Task prompt: Of the material below, the lines to be retyped are those from the line containing "Generate a web" through the line containing "4.49, 4.21, 4.95];", inclusive; reproduce them exactly.
Start of Supplied data
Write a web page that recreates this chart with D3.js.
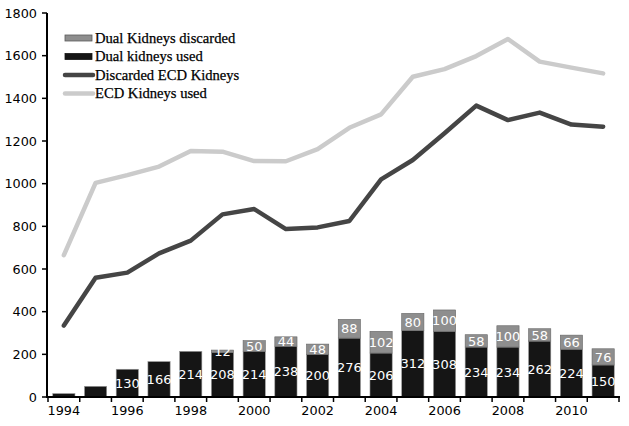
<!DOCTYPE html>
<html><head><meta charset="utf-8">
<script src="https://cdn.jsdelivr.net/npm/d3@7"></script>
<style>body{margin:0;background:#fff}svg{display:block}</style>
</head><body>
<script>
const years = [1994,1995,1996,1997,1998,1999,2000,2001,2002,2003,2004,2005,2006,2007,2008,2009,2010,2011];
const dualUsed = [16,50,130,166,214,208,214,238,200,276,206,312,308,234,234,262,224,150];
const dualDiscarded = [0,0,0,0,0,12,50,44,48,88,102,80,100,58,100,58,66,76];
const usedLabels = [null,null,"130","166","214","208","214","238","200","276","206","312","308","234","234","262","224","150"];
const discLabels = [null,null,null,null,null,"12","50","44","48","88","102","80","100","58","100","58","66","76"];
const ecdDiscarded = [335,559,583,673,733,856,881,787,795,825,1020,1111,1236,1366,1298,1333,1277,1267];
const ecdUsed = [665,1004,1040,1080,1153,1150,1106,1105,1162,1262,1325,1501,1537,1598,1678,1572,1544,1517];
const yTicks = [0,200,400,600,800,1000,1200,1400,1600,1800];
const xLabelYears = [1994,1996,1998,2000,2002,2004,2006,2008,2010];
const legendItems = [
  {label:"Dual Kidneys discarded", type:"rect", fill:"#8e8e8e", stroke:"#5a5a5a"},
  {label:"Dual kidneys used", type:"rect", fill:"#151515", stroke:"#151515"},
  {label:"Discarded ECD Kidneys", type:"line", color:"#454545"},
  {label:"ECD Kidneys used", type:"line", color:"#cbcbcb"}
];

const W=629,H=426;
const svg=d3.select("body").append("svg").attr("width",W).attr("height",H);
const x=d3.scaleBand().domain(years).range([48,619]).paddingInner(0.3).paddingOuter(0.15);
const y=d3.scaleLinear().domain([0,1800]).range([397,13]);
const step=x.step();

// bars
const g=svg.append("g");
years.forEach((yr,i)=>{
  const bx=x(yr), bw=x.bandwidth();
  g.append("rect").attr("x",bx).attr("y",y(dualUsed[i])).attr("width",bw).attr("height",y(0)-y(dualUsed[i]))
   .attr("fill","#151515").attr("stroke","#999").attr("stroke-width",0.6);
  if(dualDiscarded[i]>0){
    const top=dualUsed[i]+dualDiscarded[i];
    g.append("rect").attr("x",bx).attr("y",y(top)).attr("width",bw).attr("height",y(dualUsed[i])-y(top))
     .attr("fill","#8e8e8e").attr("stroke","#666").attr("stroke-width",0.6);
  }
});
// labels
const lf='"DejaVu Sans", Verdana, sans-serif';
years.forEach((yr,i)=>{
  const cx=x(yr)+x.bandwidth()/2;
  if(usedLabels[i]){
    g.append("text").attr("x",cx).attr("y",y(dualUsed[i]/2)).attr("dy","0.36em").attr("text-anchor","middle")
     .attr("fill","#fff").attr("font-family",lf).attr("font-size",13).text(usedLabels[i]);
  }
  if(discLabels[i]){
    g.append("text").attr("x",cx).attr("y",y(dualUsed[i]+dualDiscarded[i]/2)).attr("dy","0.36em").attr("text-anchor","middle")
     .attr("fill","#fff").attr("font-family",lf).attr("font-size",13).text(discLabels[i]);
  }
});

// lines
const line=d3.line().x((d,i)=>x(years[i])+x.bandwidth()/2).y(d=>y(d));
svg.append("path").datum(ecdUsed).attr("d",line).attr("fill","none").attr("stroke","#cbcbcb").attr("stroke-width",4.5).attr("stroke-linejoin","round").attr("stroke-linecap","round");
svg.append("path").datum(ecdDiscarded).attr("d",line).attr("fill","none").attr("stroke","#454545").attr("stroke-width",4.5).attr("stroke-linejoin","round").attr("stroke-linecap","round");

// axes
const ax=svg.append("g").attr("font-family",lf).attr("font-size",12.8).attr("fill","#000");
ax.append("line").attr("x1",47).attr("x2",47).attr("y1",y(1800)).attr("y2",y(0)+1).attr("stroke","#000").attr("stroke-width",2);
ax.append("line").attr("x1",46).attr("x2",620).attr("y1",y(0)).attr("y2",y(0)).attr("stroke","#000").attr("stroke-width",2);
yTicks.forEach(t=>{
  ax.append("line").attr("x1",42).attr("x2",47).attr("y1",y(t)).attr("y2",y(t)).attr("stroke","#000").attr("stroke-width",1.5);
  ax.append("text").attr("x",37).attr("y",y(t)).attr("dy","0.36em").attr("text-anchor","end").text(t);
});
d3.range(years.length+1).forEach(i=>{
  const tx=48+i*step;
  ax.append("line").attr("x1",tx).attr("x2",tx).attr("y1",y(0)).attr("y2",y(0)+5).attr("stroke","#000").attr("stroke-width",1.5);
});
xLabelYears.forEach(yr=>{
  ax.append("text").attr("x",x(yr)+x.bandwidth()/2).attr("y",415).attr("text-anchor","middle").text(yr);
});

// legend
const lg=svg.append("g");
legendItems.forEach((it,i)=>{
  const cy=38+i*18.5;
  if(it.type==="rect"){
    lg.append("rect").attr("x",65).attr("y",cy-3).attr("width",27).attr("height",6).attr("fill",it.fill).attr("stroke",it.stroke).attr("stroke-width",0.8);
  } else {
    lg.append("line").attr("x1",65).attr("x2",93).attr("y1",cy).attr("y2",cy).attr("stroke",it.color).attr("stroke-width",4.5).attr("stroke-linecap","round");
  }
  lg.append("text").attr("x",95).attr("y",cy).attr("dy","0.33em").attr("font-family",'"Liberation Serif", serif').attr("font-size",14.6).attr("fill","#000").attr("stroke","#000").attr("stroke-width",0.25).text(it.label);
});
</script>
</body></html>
End of Supplied data
Start of Supplied data
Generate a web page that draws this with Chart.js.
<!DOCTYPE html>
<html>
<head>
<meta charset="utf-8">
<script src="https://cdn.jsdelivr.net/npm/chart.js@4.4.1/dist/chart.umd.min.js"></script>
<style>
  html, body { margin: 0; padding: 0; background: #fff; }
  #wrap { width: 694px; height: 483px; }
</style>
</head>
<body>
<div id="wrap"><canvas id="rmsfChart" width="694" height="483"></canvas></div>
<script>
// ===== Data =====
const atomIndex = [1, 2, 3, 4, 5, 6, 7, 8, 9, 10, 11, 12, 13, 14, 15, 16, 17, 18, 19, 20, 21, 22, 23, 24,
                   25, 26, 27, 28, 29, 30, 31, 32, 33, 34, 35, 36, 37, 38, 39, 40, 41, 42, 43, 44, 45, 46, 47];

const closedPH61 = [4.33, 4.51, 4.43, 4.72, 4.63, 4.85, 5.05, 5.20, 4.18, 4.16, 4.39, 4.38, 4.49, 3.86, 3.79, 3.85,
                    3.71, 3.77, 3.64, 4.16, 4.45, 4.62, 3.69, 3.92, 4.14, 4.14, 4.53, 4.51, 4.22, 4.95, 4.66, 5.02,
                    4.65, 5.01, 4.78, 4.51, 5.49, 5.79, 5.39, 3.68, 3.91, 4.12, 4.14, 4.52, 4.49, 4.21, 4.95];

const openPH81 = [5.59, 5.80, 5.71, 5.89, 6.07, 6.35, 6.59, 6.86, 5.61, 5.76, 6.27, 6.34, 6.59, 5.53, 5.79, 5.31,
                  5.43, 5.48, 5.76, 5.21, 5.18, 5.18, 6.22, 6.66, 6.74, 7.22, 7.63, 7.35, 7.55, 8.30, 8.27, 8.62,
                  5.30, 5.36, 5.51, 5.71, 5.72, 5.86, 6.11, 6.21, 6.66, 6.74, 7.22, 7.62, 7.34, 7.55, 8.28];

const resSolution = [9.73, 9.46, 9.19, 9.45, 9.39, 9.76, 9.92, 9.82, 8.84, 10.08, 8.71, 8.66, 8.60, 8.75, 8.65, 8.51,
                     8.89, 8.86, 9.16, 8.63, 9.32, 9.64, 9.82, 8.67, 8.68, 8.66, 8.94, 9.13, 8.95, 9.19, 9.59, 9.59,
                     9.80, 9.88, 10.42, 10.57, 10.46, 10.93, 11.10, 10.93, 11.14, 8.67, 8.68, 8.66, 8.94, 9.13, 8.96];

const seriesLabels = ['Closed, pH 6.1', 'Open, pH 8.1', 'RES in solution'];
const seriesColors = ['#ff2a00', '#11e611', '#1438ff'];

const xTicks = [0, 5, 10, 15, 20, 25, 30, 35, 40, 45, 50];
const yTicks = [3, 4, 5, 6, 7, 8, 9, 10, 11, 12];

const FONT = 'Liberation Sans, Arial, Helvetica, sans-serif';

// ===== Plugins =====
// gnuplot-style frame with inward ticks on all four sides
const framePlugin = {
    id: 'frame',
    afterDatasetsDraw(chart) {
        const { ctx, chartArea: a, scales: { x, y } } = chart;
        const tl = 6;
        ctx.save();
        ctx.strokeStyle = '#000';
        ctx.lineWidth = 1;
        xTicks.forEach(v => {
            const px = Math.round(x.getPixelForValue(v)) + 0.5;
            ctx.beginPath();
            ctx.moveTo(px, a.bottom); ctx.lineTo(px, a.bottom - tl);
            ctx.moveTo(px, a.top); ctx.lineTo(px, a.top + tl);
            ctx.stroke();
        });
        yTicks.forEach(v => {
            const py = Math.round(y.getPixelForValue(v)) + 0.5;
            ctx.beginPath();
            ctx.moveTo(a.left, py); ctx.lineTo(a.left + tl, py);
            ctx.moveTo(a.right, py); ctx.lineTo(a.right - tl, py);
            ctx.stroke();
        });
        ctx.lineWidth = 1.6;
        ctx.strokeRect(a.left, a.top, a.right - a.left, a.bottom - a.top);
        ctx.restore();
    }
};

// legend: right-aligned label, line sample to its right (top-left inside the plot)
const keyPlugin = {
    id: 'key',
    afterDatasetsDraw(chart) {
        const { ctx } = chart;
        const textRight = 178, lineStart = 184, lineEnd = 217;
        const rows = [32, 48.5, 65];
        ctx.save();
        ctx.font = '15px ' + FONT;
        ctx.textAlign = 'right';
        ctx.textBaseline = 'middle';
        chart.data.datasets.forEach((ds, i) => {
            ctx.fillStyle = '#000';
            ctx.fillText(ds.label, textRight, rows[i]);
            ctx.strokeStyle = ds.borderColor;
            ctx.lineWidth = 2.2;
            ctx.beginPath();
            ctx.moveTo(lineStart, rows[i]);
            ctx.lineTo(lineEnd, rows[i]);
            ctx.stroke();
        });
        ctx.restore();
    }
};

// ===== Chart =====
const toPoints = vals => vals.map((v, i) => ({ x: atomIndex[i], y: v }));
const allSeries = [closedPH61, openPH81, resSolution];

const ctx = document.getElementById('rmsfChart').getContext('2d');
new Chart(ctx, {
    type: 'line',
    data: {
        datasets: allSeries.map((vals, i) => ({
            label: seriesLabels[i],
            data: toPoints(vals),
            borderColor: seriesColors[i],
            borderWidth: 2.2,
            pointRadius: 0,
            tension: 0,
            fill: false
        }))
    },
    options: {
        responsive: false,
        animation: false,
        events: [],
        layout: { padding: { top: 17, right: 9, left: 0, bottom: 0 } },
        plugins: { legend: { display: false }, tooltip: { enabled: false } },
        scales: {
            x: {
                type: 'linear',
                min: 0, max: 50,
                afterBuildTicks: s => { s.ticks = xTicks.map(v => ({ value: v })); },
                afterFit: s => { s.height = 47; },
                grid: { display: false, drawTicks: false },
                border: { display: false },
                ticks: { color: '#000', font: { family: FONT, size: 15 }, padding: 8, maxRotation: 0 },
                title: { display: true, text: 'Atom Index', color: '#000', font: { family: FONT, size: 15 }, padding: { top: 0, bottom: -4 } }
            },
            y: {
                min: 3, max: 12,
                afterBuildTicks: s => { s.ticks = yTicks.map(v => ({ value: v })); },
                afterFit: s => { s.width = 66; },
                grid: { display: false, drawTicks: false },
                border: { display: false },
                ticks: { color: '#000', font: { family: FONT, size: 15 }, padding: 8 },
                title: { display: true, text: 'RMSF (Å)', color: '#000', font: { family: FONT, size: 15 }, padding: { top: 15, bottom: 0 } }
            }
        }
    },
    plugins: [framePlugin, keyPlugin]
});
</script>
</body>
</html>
End of Supplied data
Start of Supplied data
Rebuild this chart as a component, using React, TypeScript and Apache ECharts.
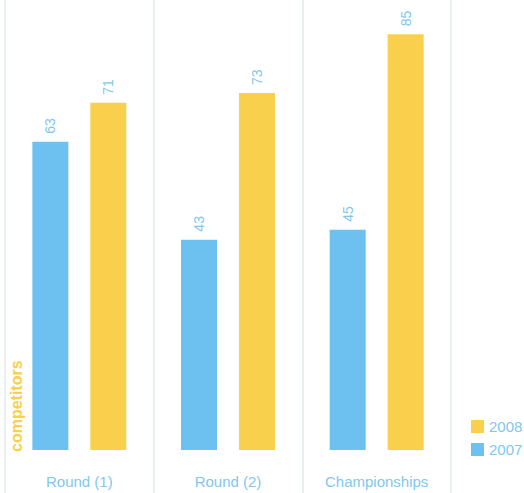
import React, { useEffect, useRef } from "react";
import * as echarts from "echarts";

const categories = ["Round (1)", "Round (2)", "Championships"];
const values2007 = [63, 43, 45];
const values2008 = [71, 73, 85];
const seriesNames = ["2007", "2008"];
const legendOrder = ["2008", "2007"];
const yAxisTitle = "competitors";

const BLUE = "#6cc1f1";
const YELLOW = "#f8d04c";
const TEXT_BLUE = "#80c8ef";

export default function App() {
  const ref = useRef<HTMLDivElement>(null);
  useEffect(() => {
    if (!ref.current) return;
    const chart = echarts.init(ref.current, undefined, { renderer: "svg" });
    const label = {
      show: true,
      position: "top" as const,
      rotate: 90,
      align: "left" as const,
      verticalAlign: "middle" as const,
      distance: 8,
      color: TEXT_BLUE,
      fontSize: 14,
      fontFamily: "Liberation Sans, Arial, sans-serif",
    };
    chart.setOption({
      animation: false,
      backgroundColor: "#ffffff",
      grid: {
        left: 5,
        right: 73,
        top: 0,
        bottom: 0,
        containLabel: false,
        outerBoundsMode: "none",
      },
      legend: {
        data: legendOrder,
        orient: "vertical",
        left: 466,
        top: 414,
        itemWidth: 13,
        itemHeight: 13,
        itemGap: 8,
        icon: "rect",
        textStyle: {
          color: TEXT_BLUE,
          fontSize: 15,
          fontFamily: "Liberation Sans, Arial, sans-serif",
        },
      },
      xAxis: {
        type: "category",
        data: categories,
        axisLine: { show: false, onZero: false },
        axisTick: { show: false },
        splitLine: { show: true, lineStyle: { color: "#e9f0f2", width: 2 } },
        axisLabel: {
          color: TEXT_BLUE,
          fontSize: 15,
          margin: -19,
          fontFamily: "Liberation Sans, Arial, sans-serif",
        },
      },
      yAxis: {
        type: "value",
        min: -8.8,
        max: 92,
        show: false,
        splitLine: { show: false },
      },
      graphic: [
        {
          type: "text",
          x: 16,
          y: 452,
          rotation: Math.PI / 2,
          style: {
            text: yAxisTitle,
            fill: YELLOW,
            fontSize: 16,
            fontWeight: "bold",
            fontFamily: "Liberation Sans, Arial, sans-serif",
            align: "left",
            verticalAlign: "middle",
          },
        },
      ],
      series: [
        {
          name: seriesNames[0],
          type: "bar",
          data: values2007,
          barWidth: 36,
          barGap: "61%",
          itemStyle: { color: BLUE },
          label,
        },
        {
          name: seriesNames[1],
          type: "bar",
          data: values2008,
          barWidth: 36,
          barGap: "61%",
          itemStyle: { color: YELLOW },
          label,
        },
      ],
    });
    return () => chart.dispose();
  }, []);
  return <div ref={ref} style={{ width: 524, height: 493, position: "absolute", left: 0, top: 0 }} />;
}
End of Supplied data
Final result:
Generate a web page that draws this with Chart.js.
<!DOCTYPE html>
<html>
<head>
<meta charset="utf-8">
<script src="https://cdn.jsdelivr.net/npm/chart.js@4.4.1/dist/chart.umd.min.js"></script>
<style>
  html, body { margin: 0; padding: 0; background: #fff; }
  #wrap { width: 694px; height: 483px; }
</style>
</head>
<body>
<div id="wrap"><canvas id="rmsfChart" width="694" height="483"></canvas></div>
<script>
// ===== Data =====
const atomIndex = [1, 2, 3, 4, 5, 6, 7, 8, 9, 10, 11, 12, 13, 14, 15, 16, 17, 18, 19, 20, 21, 22, 23, 24,
                   25, 26, 27, 28, 29, 30, 31, 32, 33, 34, 35, 36, 37, 38, 39, 40, 41, 42, 43, 44, 45, 46, 47];

const closedPH61 = [4.33, 4.51, 4.43, 4.72, 4.63, 4.85, 5.05, 5.20, 4.18, 4.16, 4.39, 4.38, 4.49, 3.86, 3.79, 3.85,
                    3.71, 3.77, 3.64, 4.16, 4.45, 4.62, 3.69, 3.92, 4.14, 4.14, 4.53, 4.51, 4.22, 4.95, 4.66, 5.02,
                    4.65, 5.01, 4.78, 4.51, 5.49, 5.79, 5.39, 3.68, 3.91, 4.12, 4.14, 4.52, 4.49, 4.21, 4.95];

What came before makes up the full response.